Monday, July 14, 2014

A Less Than Magical Dream

It is difficult to think of summers in Vancouver without Bard on the Beach, our annual Shakespeare festival. Twenty-five years ago, Bard began its history in the city with a modest single production of A Midsummer Night’s Dream. Since then, the festival has grown bigger and, in most cases, better. It seems entirely fitting, then, for Bard to celebrate its 25th summer by revisiting this divine comedy yet again.

From the outset of the performance, it seems clear that director Dean Paul Gibson and costume designer Mara Gottler are aiming for maximum silliness and raunchiness in effect. Hermia and Helena appear in tight-fitting corsets, and Puck dresses throughout in ballet tutu, complete with punk hairdo. A friend remarked that this is a reference to A Rocky Horror Picture Show. Indeed, there are numerous pop culture references throughout the evening. Laughs were milked by slapstick antics that became outdated even in Hollywood decades ago with shows like I Love Lucy and The Three Stooges. Moreover, the production was saturated with sexual innuendoes and double entendre, which would have been acceptable, even funny, if they are done with taste, with cleverness, and if they serve the play.

Rather than using Shakespeare’s immortal and oh-so-beautiful words to elevate us from our everyday existence, the production appears to be aiming at the lowest possible common denominator. If the director thinks that dumbing-down Shakespeare would make the play appeal to a younger audience, he has seriously underestimated what young people are capable of.
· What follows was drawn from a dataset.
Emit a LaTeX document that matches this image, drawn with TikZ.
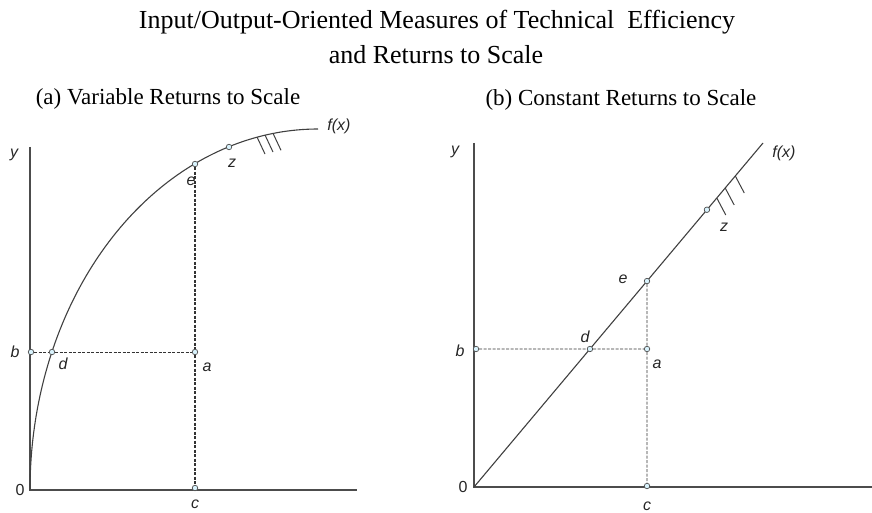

Regarding the female characters, I believe the director is aiming to portray these women with assertiveness. However, Gibson seems to have mistaken assertiveness with vulgarity. In the confrontation between Hermia and Helena in Act III, the actors were shouting their lines like men and women in the fish market haggling over the price of the latest catch. Shakespeare, like Mozart in his operas, has always endowed his female characters with wit, with cleverness, and with confidence. The concept of the current production has, to me, robbed the female characters of their true beauty and, more importantly, dignity.

This attempt to update this, probably Shakespeare’s most timeless play, has robbed Midsummer Night’s Dream of all its magical elements. By the time the performance reaches Act V, the play-within-the-play - the “tragedy” of Thisby and Pyramus - feels very tedious with even further attempts at slapstick humour more appropriate for a Christmas pantomime by an amateur theatrical company.

At the end of the performance, I did not feel a sense of wonder, or of joy. I did wonder what, if any, is the director’s concept for the production? Surely there is more to this great Shakespeare play than just to elicit a few laughs from the audience? By the time the performance reaches Puck’s beautiful final monologue, I could not wait to escape into the beautiful summer evening.

Just a few days later, on the same stage, I witnessed a production of Twelfth Night, given by the young players of Bard on the Beach youth programme (“Young Bard”). For me, the enthusiasm and earnestness of the young actors make the performance a much more joyful and joy-filled experience than what the professional players had accomplished a few nights before. Personally, this performance of “unadulterated” Shakespeare is closer to what the playwright had in mind.


In this 25th anniversary season, Artistic Director Christopher Gaze should feel justifiably proud of what the festival has accomplished. I do hope, however, that Gaze would also carefully examine the future direction for the festival. Rather than using Shakespeare to further whatever personal or political agenda of the director, should they not be directing their talents toward bringing us, the audience, into new and wondrous discoveries and insights into Shakespeare’s heart and soul?